Data rows »

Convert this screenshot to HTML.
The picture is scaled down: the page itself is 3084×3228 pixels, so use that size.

---

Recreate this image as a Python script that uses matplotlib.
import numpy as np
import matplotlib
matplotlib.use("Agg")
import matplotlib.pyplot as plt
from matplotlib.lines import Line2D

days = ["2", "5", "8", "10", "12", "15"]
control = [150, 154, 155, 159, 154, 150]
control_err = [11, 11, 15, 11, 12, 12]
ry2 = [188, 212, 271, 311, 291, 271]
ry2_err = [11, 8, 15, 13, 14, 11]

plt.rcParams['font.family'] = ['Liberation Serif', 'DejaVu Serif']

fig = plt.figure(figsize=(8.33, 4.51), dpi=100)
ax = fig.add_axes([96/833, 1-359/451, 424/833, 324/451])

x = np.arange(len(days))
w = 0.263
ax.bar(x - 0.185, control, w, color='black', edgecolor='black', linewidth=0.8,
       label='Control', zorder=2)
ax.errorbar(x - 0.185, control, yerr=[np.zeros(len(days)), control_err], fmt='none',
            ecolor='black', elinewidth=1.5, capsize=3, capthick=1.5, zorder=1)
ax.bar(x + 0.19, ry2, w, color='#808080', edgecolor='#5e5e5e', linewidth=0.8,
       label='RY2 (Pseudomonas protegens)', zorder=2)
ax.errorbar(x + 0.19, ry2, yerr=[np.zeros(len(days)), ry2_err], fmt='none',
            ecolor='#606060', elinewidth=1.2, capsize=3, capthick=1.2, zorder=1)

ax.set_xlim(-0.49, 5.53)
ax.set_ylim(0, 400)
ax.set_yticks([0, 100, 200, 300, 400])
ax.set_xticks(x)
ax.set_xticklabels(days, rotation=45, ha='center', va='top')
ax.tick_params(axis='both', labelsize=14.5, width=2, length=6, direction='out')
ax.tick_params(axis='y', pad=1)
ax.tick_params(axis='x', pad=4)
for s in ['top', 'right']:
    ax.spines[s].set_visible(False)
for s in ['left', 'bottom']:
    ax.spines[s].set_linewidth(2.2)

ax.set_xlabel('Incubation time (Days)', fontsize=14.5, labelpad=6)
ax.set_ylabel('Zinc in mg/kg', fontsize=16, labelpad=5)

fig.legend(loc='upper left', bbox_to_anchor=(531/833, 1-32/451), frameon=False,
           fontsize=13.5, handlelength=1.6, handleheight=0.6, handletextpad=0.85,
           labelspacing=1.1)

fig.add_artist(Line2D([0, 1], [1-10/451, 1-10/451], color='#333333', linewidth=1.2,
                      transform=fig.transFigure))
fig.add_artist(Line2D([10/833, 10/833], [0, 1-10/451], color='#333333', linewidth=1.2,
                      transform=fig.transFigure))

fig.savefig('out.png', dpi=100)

...

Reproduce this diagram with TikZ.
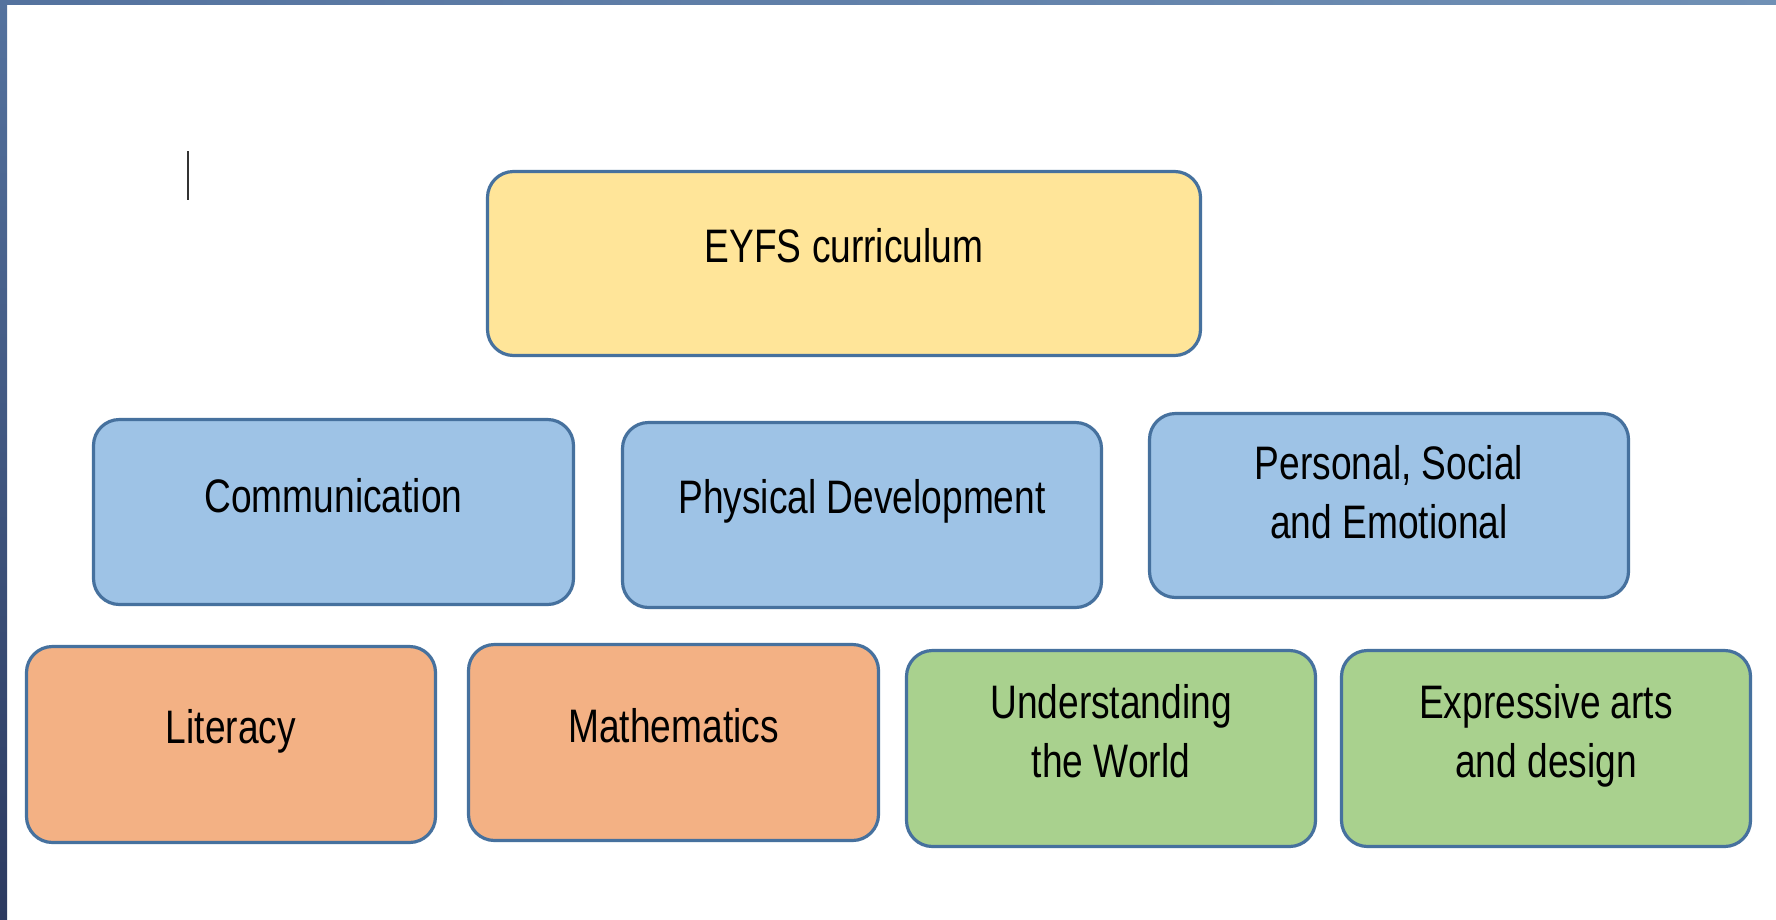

Exercise objective » Gather every line from the listing above in which the word "this" appears.

Final result »
Convert this screenshot to HTML.
Recreate this image as a Python script that uses matplotlib.
Reproduce this diagram with TikZ.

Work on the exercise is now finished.